In 2020, before it sold the land, Southern Pine Plantation offered to buy WRH out of its mineral rights but WRH refused, according to FWP documents. It’s likely because WRH had bigger plans. On its website, WRH advertises an “opportunity” for a buyer to purchase the mineral rights that WRH owns under almost 825 million acres or almost 1,300 square miles extending from Libby to Lolo Pass to Lincoln and Garrison Junction in western Montana.
A conservation easement could interfere with part of that opportunity. As a result, WRH is opposed to the myriad of land sales and easements that seek to preserve wildlands in western Montana, including the Lost Trail Conservation Area Easement north of the Green Diamond property.
“The underlying claims in the lawsuit - there’s a wide range of them - but they include claims that the (Montana Environmental Policy Act) process was not followed appropriately, claims that the underlying authorities for the state’s Forest Legacy program are not statutorily authorized, just a bunch of things thrown kind of against the wall,” said FWP attorney Jeff Hindoien.
The FWP commission was listed as a defendant in a temporary restraining order WRH filed on Tuesday, but FWP attorneys said the judge only barred the final closing on the deal - the commission could still approve the deal, which it did with a unanimous vote Friday.
Now, the proposal will have to be considered by the Land Board because more than $1 million in state funds are being used. But WRH is trying to get an injunction to stop that, with a hearing scheduled for next month. Hindoien said FWP attorneys would likely be dealing with the lawsuit “for a while.”

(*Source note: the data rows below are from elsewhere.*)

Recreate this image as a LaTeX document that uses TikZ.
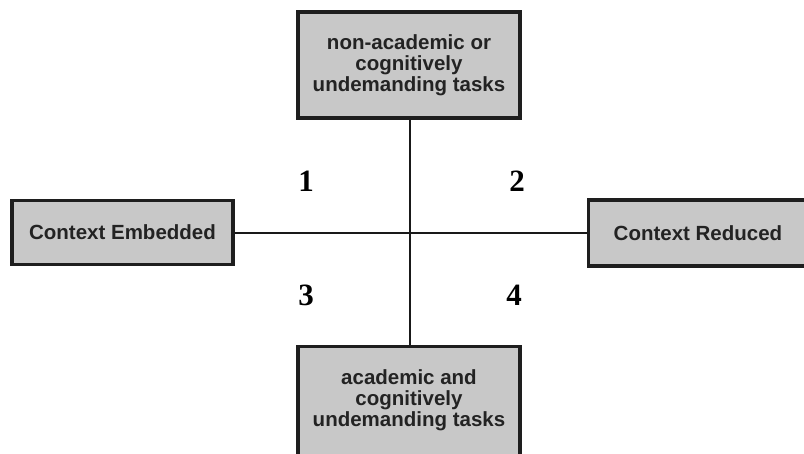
\documentclass[tikz,border=0pt]{standalone}
\usepackage{fontspec}
\setmainfont{Liberation Sans}
\newfontfamily\numfont{Liberation Serif}
\definecolor{boxfill}{RGB}{200,200,200}
\definecolor{boxedge}{RGB}{30,30,30}
\definecolor{boxtext}{RGB}{35,35,35}
\definecolor{linecol}{RGB}{25,25,25}
\tikzset{
  taskbox/.style={draw=boxedge, line width=3.2pt, fill=boxfill,
    text=boxtext, align=center, inner sep=0pt,
    font=\bfseries\fontsize{20.5}{21}\selectfont},
  boxlabel/.style={text=boxtext, align=center, inner sep=0pt,
    font=\bfseries\fontsize{20.5}{21}\selectfont},
  axis/.style={draw=linecol, line width=2.8pt},
  quadrant/.style={font=\numfont\bfseries\fontsize{31}{31}\selectfont, text=black}
}
\begin{document}
\begin{tikzpicture}[x=1pt,y=-1pt]
\useasboundingbox (0,0) rectangle (804,453);
\begin{scope}
\clip (0,0) rectangle (804,453);
% boxes at the four ends of the axes
\node[taskbox, minimum width=222pt, minimum height=106pt] (top) at (409,65)
  {non-academic or\\cognitively\\undemanding tasks};
\node[taskbox, minimum width=221pt, minimum height=64pt] (left) at (122.5,232.5)
  {Context Embedded};
% the right and bottom boxes run past the edge of the page
\node[taskbox, minimum width=300pt, minimum height=66pt, anchor=west] (right) at (587,233) {};
\node[boxlabel] (righttext) at (698,233) {Context Reduced};
\node[taskbox, minimum width=222pt, minimum height=200pt, anchor=north] (bottom) at (409,345) {};
\node[boxlabel] (bottomtext) at (409,400) {academic and\\cognitively\\undemanding tasks};
\end{scope}
% the two crossing axes
\draw[axis] (top.south -| 410,0) -- (bottom.north -| 410,0);
\draw[axis] (left.east |- 0,233) -- (right.west |- 0,233);
% quadrant numbers
\node[quadrant] (q1) at (306,181) {1};
\node[quadrant] (q2) at (517,181) {2};
\node[quadrant] (q3) at (306,295) {3};
\node[quadrant] (q4) at (514,295) {4};
\end{tikzpicture}
\end{document}
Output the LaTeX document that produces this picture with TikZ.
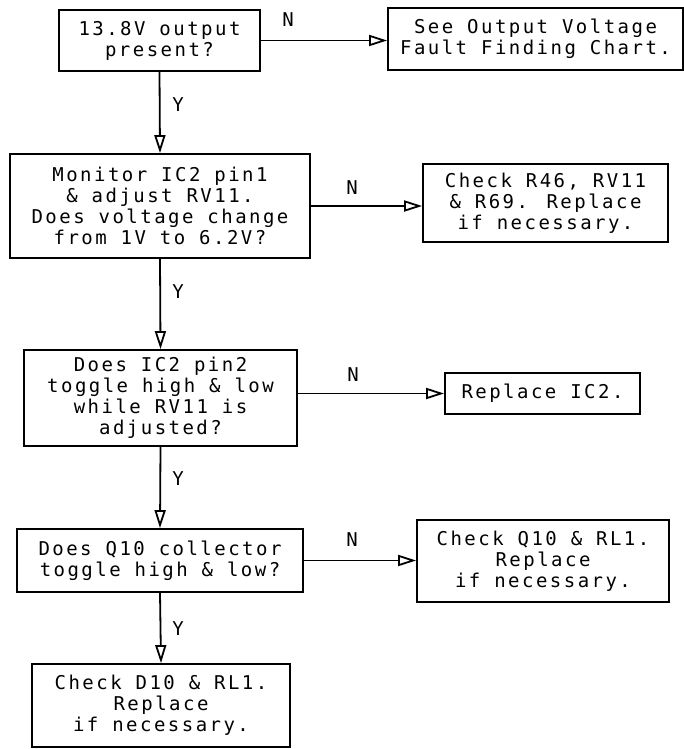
\documentclass[tikz,border=0pt]{standalone}
\usepackage{fontspec}
\newfontfamily\plotfont[LetterSpace=13]{DejaVu Sans Mono}
\usetikzlibrary{arrows.meta, calc}

\begin{document}
\begin{tikzpicture}[
    x=1pt, y=-1pt,
    >={Triangle[open, length=18pt, width=11pt]},
    every node/.style={font=\plotfont\fontsize{19}{21}\selectfont},
    chartbox/.style={draw, line width=1.8pt, align=center, inner sep=0pt},
    flow/.style={->, line width=1.8pt},
]
\useasboundingbox (0,0) rectangle (684,749);
% question boxes down the left column
\node[chartbox, minimum width=201pt, minimum height=61pt] (q1) at (159.5,40.5)
   {13.8V output\\present?};
\node[chartbox, minimum width=300pt, minimum height=104pt] (q2) at (160,206)
   {Monitor IC2 pin1\\\& adjust RV11.\\Does voltage change\\from 1V to 6.2V?};
\node[chartbox, minimum width=273pt, minimum height=96pt] (q3) at (160.5,398)
   {Does IC2 pin2\\toggle high \& low\\while RV11 is\\adjusted?};
\node[chartbox, minimum width=286pt, minimum height=63pt] (q4) at (160,560.5)
   {Does Q10 collector\\toggle high \& low?};
\node[chartbox, minimum width=258pt, minimum height=83pt] (a5) at (161,705.5)
   {Check D10 \& RL1.\\Replace\\if necessary.};
% action boxes on the right (the N branches)
\node[chartbox, minimum width=295pt, minimum height=62pt] (a1) at (535.5,39)
   {See Output Voltage\\Fault Finding Chart.};
\node[chartbox, minimum width=245pt, minimum height=78pt] (a2) at (545.5,203)
   {Check R46, RV11\\\& R69. Replace\\if necessary.};
\node[chartbox, minimum width=195pt, minimum height=41pt] (a3) at (542.5,393.5)
   {Replace IC2.};
\node[chartbox, minimum width=252pt, minimum height=82pt] (a4) at (543,561)
   {Check Q10 \& RL1.\\Replace\\if necessary.};
% Y branches
\draw[flow] (q1.south) -- (q2.north);
\draw[flow] (q2.south) -- (q3.north);
\draw[flow] (q3.south) -- (q4.north);
\draw[flow] (q4.south) -- (a5.north);
\node (y1) at (178,105) {Y};
\node (y2) at (178,292) {Y};
\node (y3) at (178,479) {Y};
\node (y4) at (178,629) {Y};
% N branches
\draw[flow] (q1.east) -- (q1.east -| a1.west);
\draw[flow] (q2.east) -- (q2.east -| a2.west);
\draw[flow] (q3.east |- a3.west) -- (a3.west);
\draw[flow] (q4.east) -- (q4.east -| a4.west);
\node (n1) at (288,20) {N};
\node (n2) at (352,188) {N};
\node (n3) at (353,375) {N};
\node (n4) at (352,540) {N};
\end{tikzpicture}
\end{document}
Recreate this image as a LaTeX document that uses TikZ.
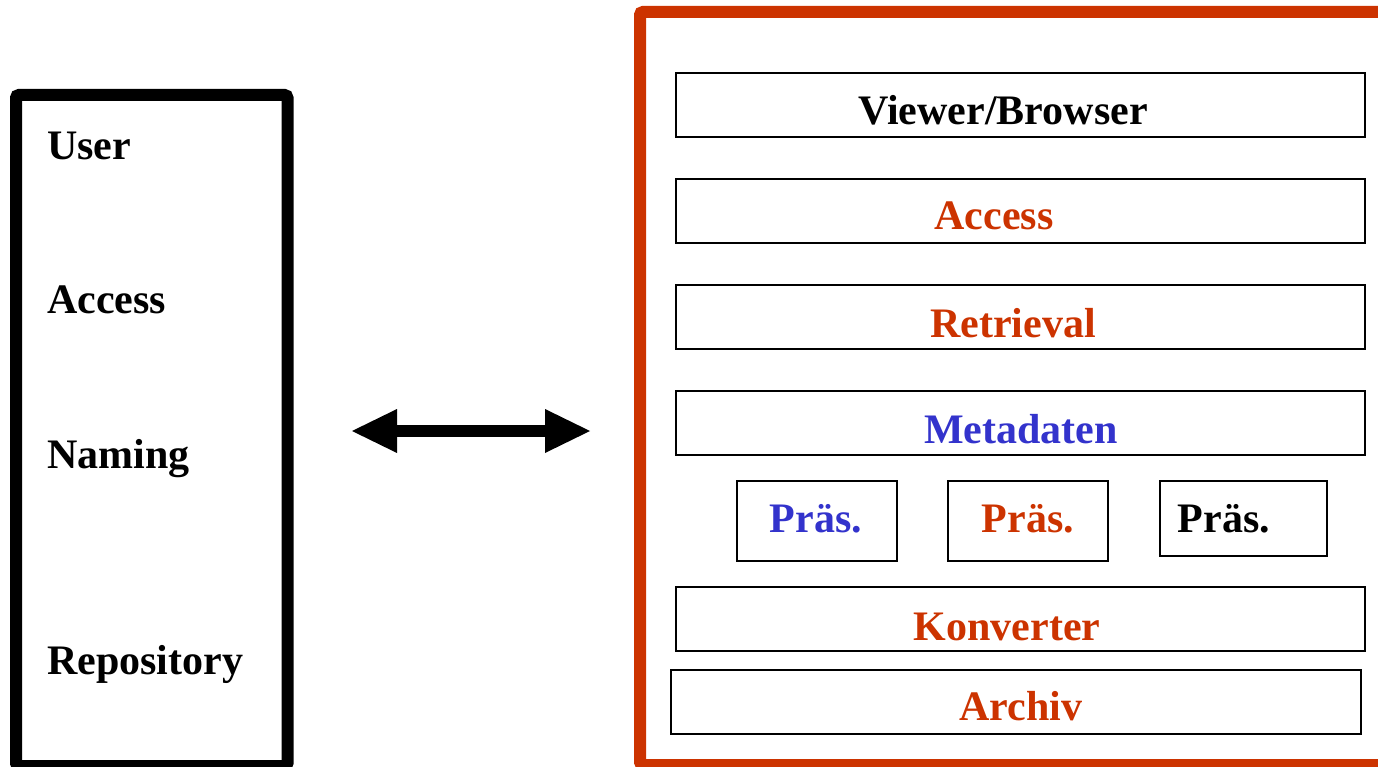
\documentclass[tikz,border=0pt]{standalone}
\usepackage{fontspec}
\setmainfont{Liberation Serif}
\usetikzlibrary{arrows.meta}
\definecolor{rust}{HTML}{CC3300}
\definecolor{indigo}{HTML}{3333CC}
\tikzset{
  frame/.style={line width=12pt, rounded corners=3pt},
  layer/.style={draw, line width=2pt, inner sep=0pt, minimum width=689pt, minimum height=64pt},
  pbox/.style={draw, line width=2pt, inner sep=0pt, minimum height=80pt},
  txt/.style={font=\fontsize{42}{50}\selectfont\bfseries, inner sep=0pt, anchor=base},
  lefttxt/.style={txt, anchor=base west},
}
\begin{document}
\begin{tikzpicture}[x=1pt, y=-1pt]
\useasboundingbox (0,0) rectangle (1378,767);

% left column: the generic layers
\draw[frame] (16,95) rectangle (287.5,766);
\node[lefttxt] (user) at (47,160) {User};
\node[lefttxt] (acc) at (47,313) {Access};
\node[lefttxt] (nam) at (47,468) {Naming};
\node[lefttxt] (repo) at (47,674) {Repository};

% right column: concrete system layers
\draw[frame, draw=rust] (640,12) rectangle (1386,765);

\node[layer] (viewer) at (1020.5,105) {};
\node[txt] at (1003,125) {Viewer/Browser};

\node[layer] (access) at (1020.5,211) {};
\node[txt, text=rust] at (994,230) {Access};

\node[layer] (retr) at (1020.5,317) {};
\node[txt, text=rust] at (1013,337) {Retrieval};

\node[layer] (meta) at (1020.5,423) {};
\node[txt, text=indigo] at (1021,443) {Metadaten};

\node[pbox, minimum width=160pt] (p1) at (817,521) {};
\node[txt, text=indigo] at (816,532) {Präs.};
\node[pbox, minimum width=160pt] (p2) at (1028,521) {};
\node[txt, text=rust] at (1028,532) {Präs.};
\node[pbox, minimum width=167pt, minimum height=75pt] (p3) at (1243.5,518.5) {};
\node[txt] at (1224,532) {Präs.};

\node[layer] (konv) at (1020.5,619) {};
\node[txt, text=rust] at (1007,640) {Konverter};

\node[layer, minimum width=690pt] (arch) at (1016,702) {};
\node[txt, text=rust] at (1021,720) {Archiv};

% correspondence arrow
\coordinate (al) at (352,431);
\coordinate (ar) at (590,431);
\draw[line width=12pt,
  {Triangle[length=45pt, width=44pt, line width=0pt]}-{Triangle[length=45pt, width=44pt, line width=0pt]}]
  (al) -- (ar);
\end{tikzpicture}
\end{document}
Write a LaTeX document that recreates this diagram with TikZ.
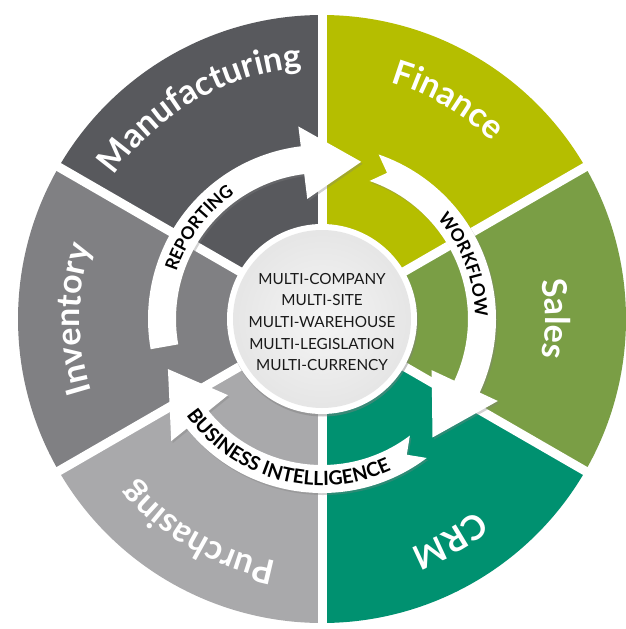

This easement is only Phase 1 of the Montana Great Outdoors Conservation Easement. The original plan was to put a conservation easement on almost 86,000 acres of Green Diamond property extending north and south of the Thompson Chain of Lakes along U.S. Highway 2. But there was no way that FWP could raise the money to pay for an area twice as large.
Phase 1 surrounds Phase 2 with one area of Phase 1 land sitting south of the Thompson Chain of Lakes and a second area is north of Wolf Creek Road and east of the already-acquired Thompson-Fisher easement.
“Because of limitations on funding, we’ve had to break it into two phases,” Schenk said. “The breakout between the two phases was made with an eye toward existing conservation easements, the uncertainty of funding for the second phase, and what we and Green Diamond Company would like to accomplish first.”